SHORT TASK
Exactly as written, quote every line that follows, skipping the images.

------ RAW DATA ------

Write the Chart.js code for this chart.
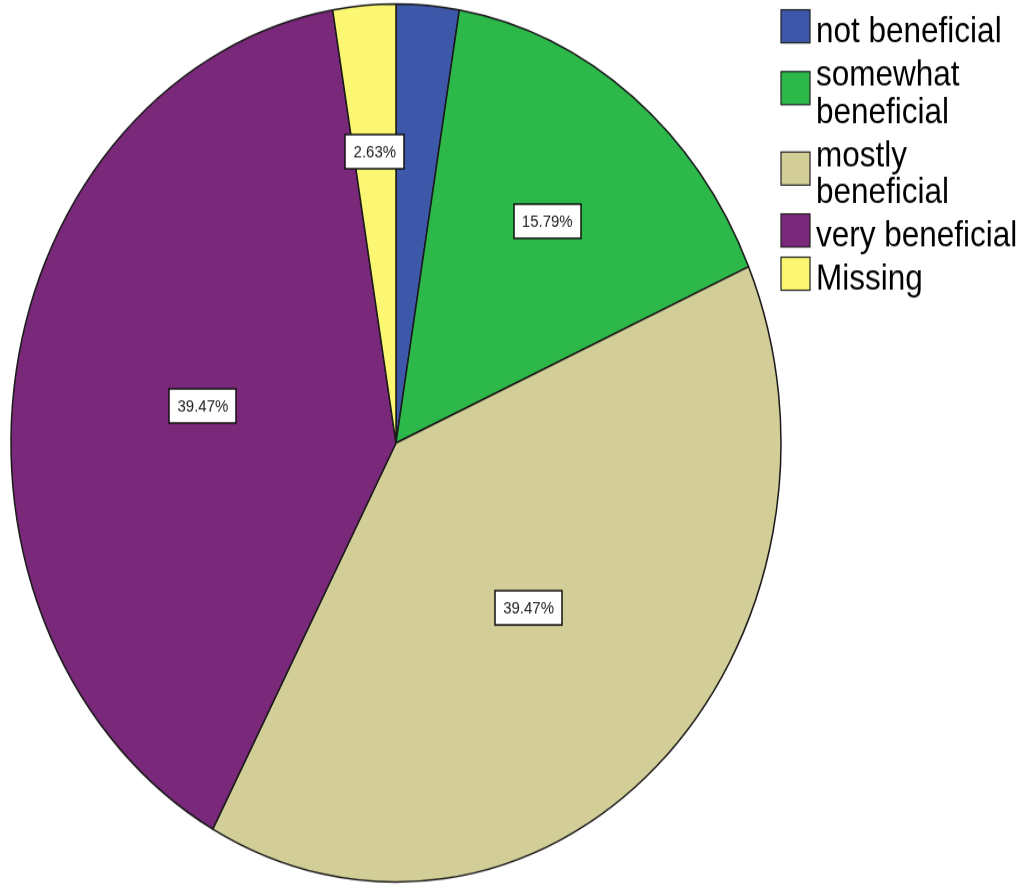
<!DOCTYPE html>
<html>
<head>
<meta charset="utf-8">
<script src="https://cdn.jsdelivr.net/npm/chart.js@4/dist/chart.umd.min.js"></script>
<style>
  html, body { margin: 0; padding: 0; background: #fff; }
</style>
</head>
<body>
<!-- the original picture is stretched vertically, so the canvas is too -->
<canvas id="pie" width="1021" height="777" style="width:1021px;height:886px;display:block"></canvas>
<script>
const categories = ["not beneficial", "somewhat beneficial", "mostly beneficial", "very beneficial", "Missing"];
const percents = [2.63, 15.79, 39.47, 39.47, 2.63];
const colors = ["#3d57a9", "#2db84a", "#d3ce98", "#7a287a", "#fbf772"];

const FONT = '"Liberation Sans", Arial, sans-serif';

const wrapText = (ctx, text, maxWidth) => {
  const words = text.split(" ");
  const lines = [];
  let line = "";
  words.forEach((w) => {
    const test = line ? line + " " + w : w;
    if (line && ctx.measureText(test).width > maxWidth) {
      lines.push(line);
      line = w;
    } else {
      line = test;
    }
  });
  lines.push(line);
  return lines;
};

// percentage boxes at the centroid of each slice, skipped when they overlap
const sliceLabels = {
  id: "sliceLabels",
  afterDatasetsDraw(chart) {
    const ctx = chart.ctx;
    const arcs = chart.getDatasetMeta(0).data;
    const drawn = [];
    ctx.save();
    ctx.font = `15px ${FONT}`;
    ctx.textAlign = "center";
    ctx.textBaseline = "middle";
    for (let i = arcs.length - 1; i >= 0; i--) {
      const a = arcs[i];
      const theta = a.endAngle - a.startAngle;
      const mid = a.startAngle + theta / 2;
      const d = (4 * a.outerRadius * Math.sin(theta / 2)) / (3 * theta);
      const x = a.x + Math.cos(mid) * d;
      const y = a.y + Math.sin(mid) * d;
      const text = percents[i].toFixed(2) + "%";
      const w = Math.round(ctx.measureText(text).width + 16);
      const h = 30;
      const box = { x: Math.round(x - w / 2), y: Math.round(y - h / 2), w, h };
      const hit = drawn.some(
        (b) => box.x < b.x + b.w && b.x < box.x + box.w && box.y < b.y + b.h && b.y < box.y + box.h
      );
      if (hit) continue;
      drawn.push(box);
      ctx.fillStyle = "#fff";
      ctx.fillRect(box.x, box.y, w, h);
      ctx.strokeStyle = "#111";
      ctx.lineWidth = 1.5;
      ctx.strokeRect(box.x, box.y, w, h);
      ctx.fillStyle = "#222";
      ctx.fillText(text, x, y + 1);
    }
    ctx.restore();
  },
};

const sideLegend = {
  id: "sideLegend",
  afterDraw(chart) {
    const ctx = chart.ctx;
    const left = 781;
    const box = 29;
    const lineH = 32.5;
    const gap = 5.5;
    let top = 6.8;
    ctx.save();
    ctx.font = `31.5px ${FONT}`;
    ctx.textAlign = "left";
    ctx.textBaseline = "alphabetic";
    categories.forEach((cat, i) => {
      const lines = wrapText(ctx, cat, 205);
      const blockH = lines.length * lineH;
      const cy = top + blockH / 2;
      ctx.fillStyle = colors[i];
      ctx.fillRect(left, cy - box / 2, box, box);
      ctx.strokeStyle = "#222";
      ctx.lineWidth = 1.2;
      ctx.strokeRect(left, cy - box / 2, box, box);
      ctx.fillStyle = "#000";
      lines.forEach((ln, k) => {
        ctx.fillText(ln, left + 35, top + lineH * k + 30.5);
      });
      top += blockH + gap;
    });
    ctx.restore();
  },
};

const ctx = document.getElementById("pie");
const pieChart = new Chart(ctx, {
  type: "pie",
  data: {
    labels: categories,
    datasets: [
      {
        data: percents,
        backgroundColor: colors,
        borderColor: "#1a1a1a",
        borderWidth: 1.5,
        radius: 385,
        hoverOffset: 0,
      },
    ],
  },
  options: {
    responsive: false,
    animation: false,
    events: [],
    layout: {
      padding: { left: 0, right: 229, top: 0, bottom: 0 },
    },
    plugins: {
      legend: { display: false },
      tooltip: { enabled: false },
    },
  },
  plugins: [sliceLabels, sideLegend],
});
</script>
</body>
</html>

------

RESPONSE
Write the Chart.js code for this chart.
<!DOCTYPE html>
<html>
<head>
<meta charset="utf-8">
<script src="https://cdn.jsdelivr.net/npm/chart.js@4/dist/chart.umd.min.js"></script>
<style>
  html, body { margin: 0; padding: 0; background: #fff; }
</style>
</head>
<body>
<!-- the original picture is stretched vertically, so the canvas is too -->
<canvas id="pie" width="1021" height="777" style="width:1021px;height:886px;display:block"></canvas>
<script>
const categories = ["not beneficial", "somewhat beneficial", "mostly beneficial", "very beneficial", "Missing"];
const percents = [2.63, 15.79, 39.47, 39.47, 2.63];
const colors = ["#3d57a9", "#2db84a", "#d3ce98", "#7a287a", "#fbf772"];

const FONT = '"Liberation Sans", Arial, sans-serif';

const wrapText = (ctx, text, maxWidth) => {
  const words = text.split(" ");
  const lines = [];
  let line = "";
  words.forEach((w) => {
    const test = line ? line + " " + w : w;
    if (line && ctx.measureText(test).width > maxWidth) {
      lines.push(line);
      line = w;
    } else {
      line = test;
    }
  });
  lines.push(line);
  return lines;
};

// percentage boxes at the centroid of each slice, skipped when they overlap
const sliceLabels = {
  id: "sliceLabels",
  afterDatasetsDraw(chart) {
    const ctx = chart.ctx;
    const arcs = chart.getDatasetMeta(0).data;
    const drawn = [];
    ctx.save();
    ctx.font = `15px ${FONT}`;
    ctx.textAlign = "center";
    ctx.textBaseline = "middle";
    for (let i = arcs.length - 1; i >= 0; i--) {
      const a = arcs[i];
      const theta = a.endAngle - a.startAngle;
      const mid = a.startAngle + theta / 2;
      const d = (4 * a.outerRadius * Math.sin(theta / 2)) / (3 * theta);
      const x = a.x + Math.cos(mid) * d;
      const y = a.y + Math.sin(mid) * d;
      const text = percents[i].toFixed(2) + "%";
      const w = Math.round(ctx.measureText(text).width + 16);
      const h = 30;
      const box = { x: Math.round(x - w / 2), y: Math.round(y - h / 2), w, h };
      const hit = drawn.some(
        (b) => box.x < b.x + b.w && b.x < box.x + box.w && box.y < b.y + b.h && b.y < box.y + box.h
      );
      if (hit) continue;
      drawn.push(box);
      ctx.fillStyle = "#fff";
      ctx.fillRect(box.x, box.y, w, h);
      ctx.strokeStyle = "#111";
      ctx.lineWidth = 1.5;
      ctx.strokeRect(box.x, box.y, w, h);
      ctx.fillStyle = "#222";
      ctx.fillText(text, x, y + 1);
    }
    ctx.restore();
  },
};

const sideLegend = {
  id: "sideLegend",
  afterDraw(chart) {
    const ctx = chart.ctx;
    const left = 781;
    const box = 29;
    const lineH = 32.5;
    const gap = 5.5;
    let top = 6.8;
    ctx.save();
    ctx.font = `31.5px ${FONT}`;
    ctx.textAlign = "left";
    ctx.textBaseline = "alphabetic";
    categories.forEach((cat, i) => {
      const lines = wrapText(ctx, cat, 205);
      const blockH = lines.length * lineH;
      const cy = top + blockH / 2;
      ctx.fillStyle = colors[i];
      ctx.fillRect(left, cy - box / 2, box, box);
      ctx.strokeStyle = "#222";
      ctx.lineWidth = 1.2;
      ctx.strokeRect(left, cy - box / 2, box, box);
      ctx.fillStyle = "#000";
      lines.forEach((ln, k) => {
        ctx.fillText(ln, left + 35, top + lineH * k + 30.5);
      });
      top += blockH + gap;
    });
    ctx.restore();
  },
};

const ctx = document.getElementById("pie");
const pieChart = new Chart(ctx, {
  type: "pie",
  data: {
    labels: categories,
    datasets: [
      {
        data: percents,
        backgroundColor: colors,
        borderColor: "#1a1a1a",
        borderWidth: 1.5,
        radius: 385,
        hoverOffset: 0,
      },
    ],
  },
  options: {
    responsive: false,
    animation: false,
    events: [],
    layout: {
      padding: { left: 0, right: 229, top: 0, bottom: 0 },
    },
    plugins: {
      legend: { display: false },
      tooltip: { enabled: false },
    },
  },
  plugins: [sliceLabels, sideLegend],
});
</script>
</body>
</html>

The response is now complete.